- **Collection entries**
————————

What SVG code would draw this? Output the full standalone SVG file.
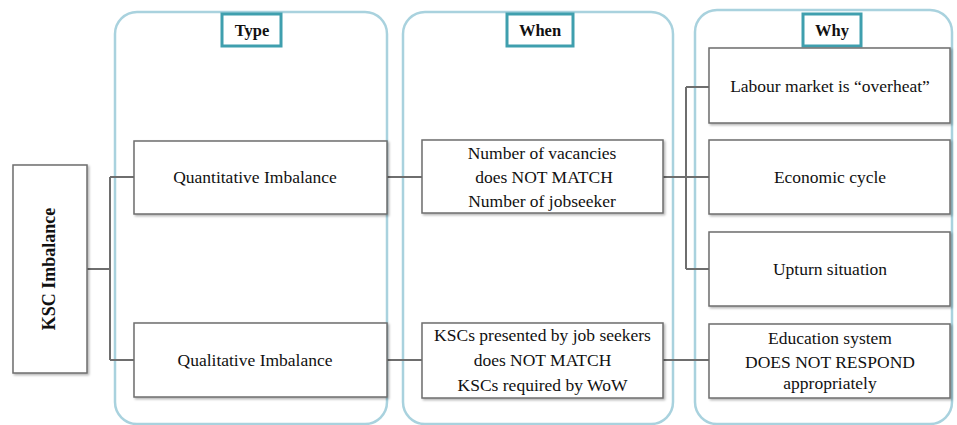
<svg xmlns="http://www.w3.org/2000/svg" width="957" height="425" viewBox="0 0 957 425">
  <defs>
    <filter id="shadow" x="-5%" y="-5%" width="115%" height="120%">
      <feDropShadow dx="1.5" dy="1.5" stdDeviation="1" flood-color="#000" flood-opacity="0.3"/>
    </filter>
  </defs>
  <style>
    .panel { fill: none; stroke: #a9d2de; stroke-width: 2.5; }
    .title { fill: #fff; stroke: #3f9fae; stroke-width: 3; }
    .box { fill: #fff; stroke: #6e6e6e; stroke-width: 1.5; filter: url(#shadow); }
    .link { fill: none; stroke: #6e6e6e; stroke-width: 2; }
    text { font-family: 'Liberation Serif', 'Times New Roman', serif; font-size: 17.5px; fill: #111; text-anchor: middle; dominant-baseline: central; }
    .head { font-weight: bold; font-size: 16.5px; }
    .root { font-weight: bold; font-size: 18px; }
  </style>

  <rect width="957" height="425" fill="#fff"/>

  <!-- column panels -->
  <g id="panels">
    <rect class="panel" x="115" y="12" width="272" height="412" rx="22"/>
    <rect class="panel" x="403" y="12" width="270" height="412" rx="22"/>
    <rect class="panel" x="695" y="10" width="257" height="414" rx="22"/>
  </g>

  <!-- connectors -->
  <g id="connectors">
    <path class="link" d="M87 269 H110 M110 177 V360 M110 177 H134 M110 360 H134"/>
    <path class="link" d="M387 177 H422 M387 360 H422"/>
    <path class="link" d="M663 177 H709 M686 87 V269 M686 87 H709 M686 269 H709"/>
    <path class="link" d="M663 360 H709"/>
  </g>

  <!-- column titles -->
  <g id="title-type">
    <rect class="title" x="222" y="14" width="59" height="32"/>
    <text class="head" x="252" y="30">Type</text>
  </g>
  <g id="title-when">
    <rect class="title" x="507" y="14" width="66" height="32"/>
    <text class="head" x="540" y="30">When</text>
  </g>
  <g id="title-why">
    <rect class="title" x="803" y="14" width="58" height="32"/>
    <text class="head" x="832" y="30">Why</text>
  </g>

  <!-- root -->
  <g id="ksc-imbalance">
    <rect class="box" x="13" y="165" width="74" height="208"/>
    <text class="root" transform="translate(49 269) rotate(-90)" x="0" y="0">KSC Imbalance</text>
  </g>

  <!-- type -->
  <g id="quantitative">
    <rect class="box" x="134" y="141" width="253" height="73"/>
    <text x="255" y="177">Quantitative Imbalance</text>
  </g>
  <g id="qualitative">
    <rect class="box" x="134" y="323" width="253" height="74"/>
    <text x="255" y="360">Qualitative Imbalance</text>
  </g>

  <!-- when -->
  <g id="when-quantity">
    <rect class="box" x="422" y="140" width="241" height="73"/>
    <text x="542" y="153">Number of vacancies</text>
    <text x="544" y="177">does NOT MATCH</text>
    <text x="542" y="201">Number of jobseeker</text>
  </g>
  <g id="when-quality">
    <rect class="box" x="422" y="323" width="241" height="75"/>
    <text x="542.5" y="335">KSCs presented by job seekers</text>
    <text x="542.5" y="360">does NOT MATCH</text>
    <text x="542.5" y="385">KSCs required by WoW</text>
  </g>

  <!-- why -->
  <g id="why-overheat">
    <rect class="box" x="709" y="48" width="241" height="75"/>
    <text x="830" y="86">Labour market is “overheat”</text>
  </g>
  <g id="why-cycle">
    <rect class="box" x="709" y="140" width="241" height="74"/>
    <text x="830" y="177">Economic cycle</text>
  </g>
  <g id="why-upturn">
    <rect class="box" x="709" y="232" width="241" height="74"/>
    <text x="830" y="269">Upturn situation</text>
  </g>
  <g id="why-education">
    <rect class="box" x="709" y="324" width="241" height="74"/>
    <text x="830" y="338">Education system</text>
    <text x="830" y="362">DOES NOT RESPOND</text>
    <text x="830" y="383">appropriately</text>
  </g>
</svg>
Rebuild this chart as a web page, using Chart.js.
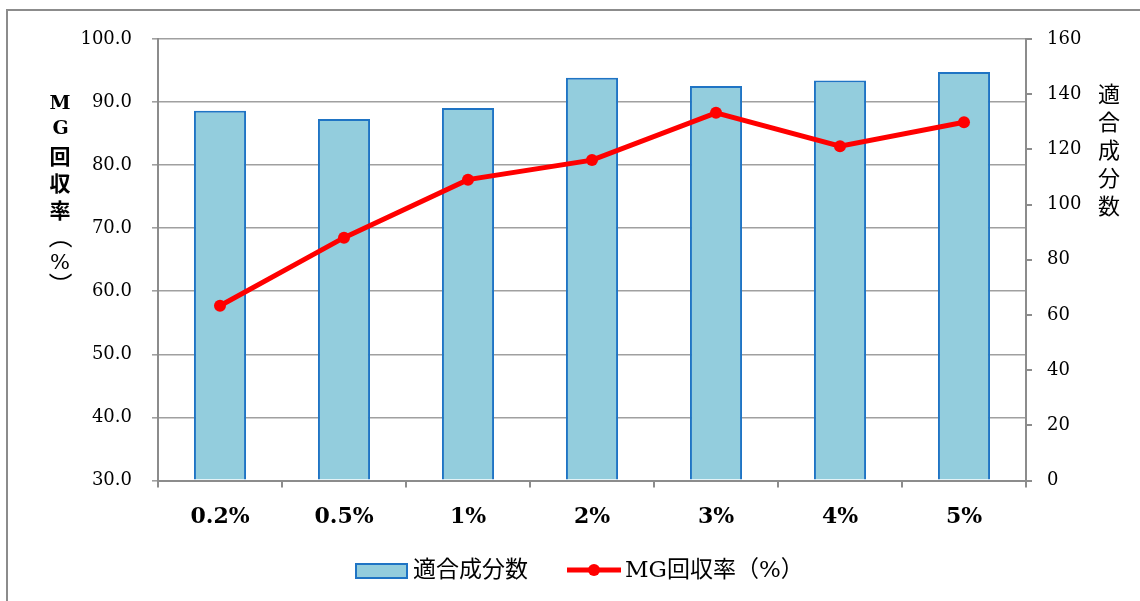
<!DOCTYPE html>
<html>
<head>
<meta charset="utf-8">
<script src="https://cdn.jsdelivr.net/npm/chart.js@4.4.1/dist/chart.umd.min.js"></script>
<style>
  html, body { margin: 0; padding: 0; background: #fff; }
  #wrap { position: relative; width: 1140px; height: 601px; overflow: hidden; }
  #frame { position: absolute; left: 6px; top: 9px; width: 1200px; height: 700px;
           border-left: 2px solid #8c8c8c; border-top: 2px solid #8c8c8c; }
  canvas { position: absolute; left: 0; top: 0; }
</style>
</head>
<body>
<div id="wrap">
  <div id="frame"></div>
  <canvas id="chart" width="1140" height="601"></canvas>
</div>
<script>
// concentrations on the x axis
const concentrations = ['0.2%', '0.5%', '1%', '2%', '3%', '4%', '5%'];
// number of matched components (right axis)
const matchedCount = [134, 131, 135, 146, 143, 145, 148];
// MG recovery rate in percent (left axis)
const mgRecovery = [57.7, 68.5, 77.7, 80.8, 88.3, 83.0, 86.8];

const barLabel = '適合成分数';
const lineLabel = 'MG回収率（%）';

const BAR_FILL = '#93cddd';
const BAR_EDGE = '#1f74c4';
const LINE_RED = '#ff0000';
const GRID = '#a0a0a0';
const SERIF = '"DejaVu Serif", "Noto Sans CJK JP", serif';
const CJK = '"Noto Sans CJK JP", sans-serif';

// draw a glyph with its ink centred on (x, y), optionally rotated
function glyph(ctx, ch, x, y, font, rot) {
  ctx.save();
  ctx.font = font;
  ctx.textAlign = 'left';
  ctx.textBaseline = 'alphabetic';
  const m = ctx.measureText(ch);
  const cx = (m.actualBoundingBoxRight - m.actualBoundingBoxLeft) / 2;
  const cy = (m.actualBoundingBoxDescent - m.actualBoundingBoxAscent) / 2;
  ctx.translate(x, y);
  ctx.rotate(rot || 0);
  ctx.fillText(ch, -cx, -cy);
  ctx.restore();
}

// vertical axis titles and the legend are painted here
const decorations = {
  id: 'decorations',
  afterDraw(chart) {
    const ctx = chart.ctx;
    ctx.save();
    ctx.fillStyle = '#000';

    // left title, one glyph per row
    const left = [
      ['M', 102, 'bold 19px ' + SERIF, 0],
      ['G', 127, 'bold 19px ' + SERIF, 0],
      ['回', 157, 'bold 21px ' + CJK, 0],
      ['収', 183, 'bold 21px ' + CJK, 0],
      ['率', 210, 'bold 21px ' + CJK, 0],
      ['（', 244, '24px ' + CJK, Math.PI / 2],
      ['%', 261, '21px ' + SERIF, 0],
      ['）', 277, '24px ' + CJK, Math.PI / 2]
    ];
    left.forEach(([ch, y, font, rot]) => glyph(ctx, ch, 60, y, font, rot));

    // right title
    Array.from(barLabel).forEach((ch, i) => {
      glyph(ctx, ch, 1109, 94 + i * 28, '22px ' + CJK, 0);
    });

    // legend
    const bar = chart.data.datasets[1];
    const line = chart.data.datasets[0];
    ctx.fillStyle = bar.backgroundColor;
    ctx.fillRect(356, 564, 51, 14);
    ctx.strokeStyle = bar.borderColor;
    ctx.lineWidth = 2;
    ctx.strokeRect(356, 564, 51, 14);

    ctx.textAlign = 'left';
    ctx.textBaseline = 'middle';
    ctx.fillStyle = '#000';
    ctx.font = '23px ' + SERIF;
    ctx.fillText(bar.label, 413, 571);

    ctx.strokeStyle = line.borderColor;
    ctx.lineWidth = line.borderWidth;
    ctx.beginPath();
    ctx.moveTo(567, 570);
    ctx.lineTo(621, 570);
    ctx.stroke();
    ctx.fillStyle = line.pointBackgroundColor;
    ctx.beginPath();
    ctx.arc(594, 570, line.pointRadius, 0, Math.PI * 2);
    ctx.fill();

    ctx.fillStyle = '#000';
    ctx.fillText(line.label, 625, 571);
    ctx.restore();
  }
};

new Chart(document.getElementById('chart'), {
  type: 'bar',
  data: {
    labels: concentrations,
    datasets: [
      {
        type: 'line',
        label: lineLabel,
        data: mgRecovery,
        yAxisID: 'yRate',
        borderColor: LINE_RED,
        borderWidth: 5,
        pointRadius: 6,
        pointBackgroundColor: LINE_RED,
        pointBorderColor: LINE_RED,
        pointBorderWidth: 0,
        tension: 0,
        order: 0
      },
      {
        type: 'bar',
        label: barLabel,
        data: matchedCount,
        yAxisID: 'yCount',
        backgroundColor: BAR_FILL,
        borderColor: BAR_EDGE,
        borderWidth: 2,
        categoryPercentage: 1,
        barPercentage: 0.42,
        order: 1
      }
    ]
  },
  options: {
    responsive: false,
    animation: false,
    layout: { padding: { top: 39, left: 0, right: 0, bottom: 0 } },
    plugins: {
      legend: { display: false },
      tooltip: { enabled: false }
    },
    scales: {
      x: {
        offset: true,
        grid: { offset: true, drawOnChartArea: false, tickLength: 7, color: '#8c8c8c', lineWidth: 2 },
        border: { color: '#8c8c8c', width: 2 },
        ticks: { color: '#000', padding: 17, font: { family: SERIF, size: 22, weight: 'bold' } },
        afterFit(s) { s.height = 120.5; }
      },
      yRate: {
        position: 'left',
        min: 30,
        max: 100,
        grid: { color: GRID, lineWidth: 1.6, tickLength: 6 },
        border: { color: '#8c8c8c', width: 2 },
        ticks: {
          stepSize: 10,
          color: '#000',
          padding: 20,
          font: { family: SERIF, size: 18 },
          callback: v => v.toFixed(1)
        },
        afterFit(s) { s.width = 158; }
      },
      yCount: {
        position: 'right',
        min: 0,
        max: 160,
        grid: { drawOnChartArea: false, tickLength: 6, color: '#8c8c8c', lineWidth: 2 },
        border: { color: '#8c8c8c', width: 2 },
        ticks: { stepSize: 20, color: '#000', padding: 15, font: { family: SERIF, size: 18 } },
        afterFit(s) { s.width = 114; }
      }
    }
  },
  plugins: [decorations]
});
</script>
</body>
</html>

————————

- **What you should do**
Show each line in the entries that holds the string "this".

- **Completed task**
What SVG code would draw this? Output the full standalone SVG file.
Rebuild this chart as a web page, using Chart.js.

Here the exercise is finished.